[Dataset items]

------------------------

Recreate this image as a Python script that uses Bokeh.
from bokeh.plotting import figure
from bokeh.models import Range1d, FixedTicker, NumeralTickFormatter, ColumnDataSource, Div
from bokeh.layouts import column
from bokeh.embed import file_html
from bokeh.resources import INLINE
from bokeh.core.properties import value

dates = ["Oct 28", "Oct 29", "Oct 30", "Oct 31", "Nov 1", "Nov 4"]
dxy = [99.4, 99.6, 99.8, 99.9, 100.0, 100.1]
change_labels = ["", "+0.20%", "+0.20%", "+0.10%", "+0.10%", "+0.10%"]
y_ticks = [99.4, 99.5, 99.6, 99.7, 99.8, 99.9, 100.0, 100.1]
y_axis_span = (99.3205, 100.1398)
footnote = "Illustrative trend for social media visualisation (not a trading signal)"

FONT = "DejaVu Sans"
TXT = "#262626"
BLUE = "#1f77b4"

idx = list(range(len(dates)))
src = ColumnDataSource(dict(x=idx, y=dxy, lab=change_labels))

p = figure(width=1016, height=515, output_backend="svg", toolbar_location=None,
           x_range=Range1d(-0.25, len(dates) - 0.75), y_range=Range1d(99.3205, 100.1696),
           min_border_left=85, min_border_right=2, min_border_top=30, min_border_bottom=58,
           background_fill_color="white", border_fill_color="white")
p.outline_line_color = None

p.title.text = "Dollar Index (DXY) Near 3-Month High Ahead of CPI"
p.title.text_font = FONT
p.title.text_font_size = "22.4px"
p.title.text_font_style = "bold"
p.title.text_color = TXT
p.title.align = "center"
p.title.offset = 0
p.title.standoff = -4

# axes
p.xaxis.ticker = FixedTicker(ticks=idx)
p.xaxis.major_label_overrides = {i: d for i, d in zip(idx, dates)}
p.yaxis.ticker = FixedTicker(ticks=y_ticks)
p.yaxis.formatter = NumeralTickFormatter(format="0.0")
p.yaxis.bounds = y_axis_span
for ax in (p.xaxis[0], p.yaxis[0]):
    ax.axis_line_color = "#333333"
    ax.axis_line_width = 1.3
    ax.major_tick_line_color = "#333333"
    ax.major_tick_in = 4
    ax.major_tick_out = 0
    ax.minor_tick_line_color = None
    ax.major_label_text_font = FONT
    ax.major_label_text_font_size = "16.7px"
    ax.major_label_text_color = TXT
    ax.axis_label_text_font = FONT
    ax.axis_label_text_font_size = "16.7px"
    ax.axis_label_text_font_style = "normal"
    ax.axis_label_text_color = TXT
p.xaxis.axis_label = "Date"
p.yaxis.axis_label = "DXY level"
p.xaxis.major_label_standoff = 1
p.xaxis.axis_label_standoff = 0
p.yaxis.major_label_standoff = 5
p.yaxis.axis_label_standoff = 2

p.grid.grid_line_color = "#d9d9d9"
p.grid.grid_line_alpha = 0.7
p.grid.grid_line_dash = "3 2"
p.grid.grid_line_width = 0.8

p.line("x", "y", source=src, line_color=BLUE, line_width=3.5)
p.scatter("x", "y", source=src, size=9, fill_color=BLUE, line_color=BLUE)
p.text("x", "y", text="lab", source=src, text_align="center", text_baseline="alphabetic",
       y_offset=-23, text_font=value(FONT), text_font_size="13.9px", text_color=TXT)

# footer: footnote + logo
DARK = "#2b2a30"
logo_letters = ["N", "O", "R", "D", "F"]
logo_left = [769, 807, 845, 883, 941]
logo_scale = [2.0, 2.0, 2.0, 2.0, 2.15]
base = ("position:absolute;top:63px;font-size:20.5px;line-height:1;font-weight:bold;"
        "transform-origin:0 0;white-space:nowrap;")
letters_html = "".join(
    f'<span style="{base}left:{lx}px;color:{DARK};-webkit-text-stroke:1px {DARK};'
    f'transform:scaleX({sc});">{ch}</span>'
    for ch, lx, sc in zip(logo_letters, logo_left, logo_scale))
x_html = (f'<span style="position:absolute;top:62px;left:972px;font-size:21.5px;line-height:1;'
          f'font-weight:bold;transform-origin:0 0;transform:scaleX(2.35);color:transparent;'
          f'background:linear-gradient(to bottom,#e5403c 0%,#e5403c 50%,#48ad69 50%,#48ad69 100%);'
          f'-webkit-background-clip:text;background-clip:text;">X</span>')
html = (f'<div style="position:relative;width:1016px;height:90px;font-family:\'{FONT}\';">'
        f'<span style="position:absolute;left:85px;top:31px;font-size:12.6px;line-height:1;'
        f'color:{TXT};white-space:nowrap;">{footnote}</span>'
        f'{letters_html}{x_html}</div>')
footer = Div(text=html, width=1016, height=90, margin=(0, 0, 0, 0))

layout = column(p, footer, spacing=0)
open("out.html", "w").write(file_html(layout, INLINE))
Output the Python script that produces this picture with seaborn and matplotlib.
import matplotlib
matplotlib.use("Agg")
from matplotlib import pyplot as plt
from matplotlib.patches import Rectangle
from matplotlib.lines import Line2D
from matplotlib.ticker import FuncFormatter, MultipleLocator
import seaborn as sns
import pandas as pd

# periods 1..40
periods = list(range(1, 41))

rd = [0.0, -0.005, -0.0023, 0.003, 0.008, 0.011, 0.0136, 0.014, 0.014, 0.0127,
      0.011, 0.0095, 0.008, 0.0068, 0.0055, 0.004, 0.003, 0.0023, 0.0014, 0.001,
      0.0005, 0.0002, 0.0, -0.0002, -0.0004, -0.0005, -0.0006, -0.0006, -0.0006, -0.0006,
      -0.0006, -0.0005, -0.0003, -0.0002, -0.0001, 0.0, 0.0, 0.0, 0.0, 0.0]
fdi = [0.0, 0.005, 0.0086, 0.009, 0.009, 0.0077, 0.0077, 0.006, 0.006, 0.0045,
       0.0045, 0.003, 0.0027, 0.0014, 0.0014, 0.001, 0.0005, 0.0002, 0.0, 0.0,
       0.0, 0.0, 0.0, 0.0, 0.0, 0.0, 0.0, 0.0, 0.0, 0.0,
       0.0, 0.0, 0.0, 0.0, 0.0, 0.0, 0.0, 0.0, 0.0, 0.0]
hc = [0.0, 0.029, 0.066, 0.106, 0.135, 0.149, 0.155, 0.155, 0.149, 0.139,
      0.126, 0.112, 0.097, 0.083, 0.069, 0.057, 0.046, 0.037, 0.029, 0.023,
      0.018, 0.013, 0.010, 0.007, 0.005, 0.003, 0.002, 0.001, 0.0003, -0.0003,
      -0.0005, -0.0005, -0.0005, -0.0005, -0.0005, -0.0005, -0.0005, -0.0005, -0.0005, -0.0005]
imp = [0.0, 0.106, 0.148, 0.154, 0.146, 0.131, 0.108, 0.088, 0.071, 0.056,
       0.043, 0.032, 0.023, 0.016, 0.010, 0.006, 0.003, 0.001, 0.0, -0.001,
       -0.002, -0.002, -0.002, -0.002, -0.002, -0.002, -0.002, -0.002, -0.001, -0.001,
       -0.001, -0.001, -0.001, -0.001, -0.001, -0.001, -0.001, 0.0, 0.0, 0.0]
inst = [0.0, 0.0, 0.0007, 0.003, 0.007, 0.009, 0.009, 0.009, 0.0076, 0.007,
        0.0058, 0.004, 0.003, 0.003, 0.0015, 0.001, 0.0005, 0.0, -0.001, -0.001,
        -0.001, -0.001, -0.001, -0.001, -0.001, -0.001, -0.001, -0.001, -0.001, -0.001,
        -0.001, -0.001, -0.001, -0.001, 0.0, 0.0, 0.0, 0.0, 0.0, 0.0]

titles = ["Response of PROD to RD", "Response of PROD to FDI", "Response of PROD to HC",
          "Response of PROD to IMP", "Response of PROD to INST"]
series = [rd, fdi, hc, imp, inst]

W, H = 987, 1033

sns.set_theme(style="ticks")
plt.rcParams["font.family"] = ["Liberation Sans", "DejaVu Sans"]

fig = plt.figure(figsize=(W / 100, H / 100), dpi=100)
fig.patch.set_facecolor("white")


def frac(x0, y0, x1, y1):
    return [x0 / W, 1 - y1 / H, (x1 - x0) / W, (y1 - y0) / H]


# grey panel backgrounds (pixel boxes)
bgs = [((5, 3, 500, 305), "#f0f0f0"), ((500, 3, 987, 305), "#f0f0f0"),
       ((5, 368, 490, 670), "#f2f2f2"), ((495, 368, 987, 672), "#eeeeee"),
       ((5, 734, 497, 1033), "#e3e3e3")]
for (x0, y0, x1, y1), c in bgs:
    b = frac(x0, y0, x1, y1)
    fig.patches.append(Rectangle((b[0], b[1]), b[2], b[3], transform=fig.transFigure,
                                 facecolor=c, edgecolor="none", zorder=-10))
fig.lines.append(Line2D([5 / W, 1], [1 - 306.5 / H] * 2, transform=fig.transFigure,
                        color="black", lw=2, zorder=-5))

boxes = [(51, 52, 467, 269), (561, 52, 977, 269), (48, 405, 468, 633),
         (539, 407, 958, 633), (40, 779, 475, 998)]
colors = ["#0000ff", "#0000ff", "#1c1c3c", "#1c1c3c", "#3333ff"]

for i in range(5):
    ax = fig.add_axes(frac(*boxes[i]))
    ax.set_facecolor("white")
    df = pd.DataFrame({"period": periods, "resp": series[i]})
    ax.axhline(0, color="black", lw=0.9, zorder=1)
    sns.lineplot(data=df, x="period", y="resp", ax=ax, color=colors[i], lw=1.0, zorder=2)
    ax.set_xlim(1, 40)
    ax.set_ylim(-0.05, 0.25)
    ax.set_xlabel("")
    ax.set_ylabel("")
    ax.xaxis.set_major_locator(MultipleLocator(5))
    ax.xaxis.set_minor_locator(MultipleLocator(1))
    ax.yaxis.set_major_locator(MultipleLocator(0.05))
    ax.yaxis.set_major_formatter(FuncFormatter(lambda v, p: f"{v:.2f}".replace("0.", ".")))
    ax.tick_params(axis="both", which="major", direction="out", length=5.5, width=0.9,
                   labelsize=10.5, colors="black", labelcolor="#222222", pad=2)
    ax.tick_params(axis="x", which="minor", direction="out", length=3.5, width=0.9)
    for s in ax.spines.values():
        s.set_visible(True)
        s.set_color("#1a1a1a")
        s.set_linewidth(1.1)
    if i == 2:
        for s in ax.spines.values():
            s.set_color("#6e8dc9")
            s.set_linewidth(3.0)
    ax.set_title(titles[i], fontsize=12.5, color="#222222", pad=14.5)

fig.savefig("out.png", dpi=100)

------------------------

Return exactly the opening lines of the listing above, ending with the line that has "src = ColumnDataSource(dict(x=idx, y=dxy, lab=change_labels))".

Recreate this image as a Python script that uses Bokeh.
from bokeh.plotting import figure
from bokeh.models import Range1d, FixedTicker, NumeralTickFormatter, ColumnDataSource, Div
from bokeh.layouts import column
from bokeh.embed import file_html
from bokeh.resources import INLINE
from bokeh.core.properties import value

dates = ["Oct 28", "Oct 29", "Oct 30", "Oct 31", "Nov 1", "Nov 4"]
dxy = [99.4, 99.6, 99.8, 99.9, 100.0, 100.1]
change_labels = ["", "+0.20%", "+0.20%", "+0.10%", "+0.10%", "+0.10%"]
y_ticks = [99.4, 99.5, 99.6, 99.7, 99.8, 99.9, 100.0, 100.1]
y_axis_span = (99.3205, 100.1398)
footnote = "Illustrative trend for social media visualisation (not a trading signal)"

FONT = "DejaVu Sans"
TXT = "#262626"
BLUE = "#1f77b4"

idx = list(range(len(dates)))
src = ColumnDataSource(dict(x=idx, y=dxy, lab=change_labels))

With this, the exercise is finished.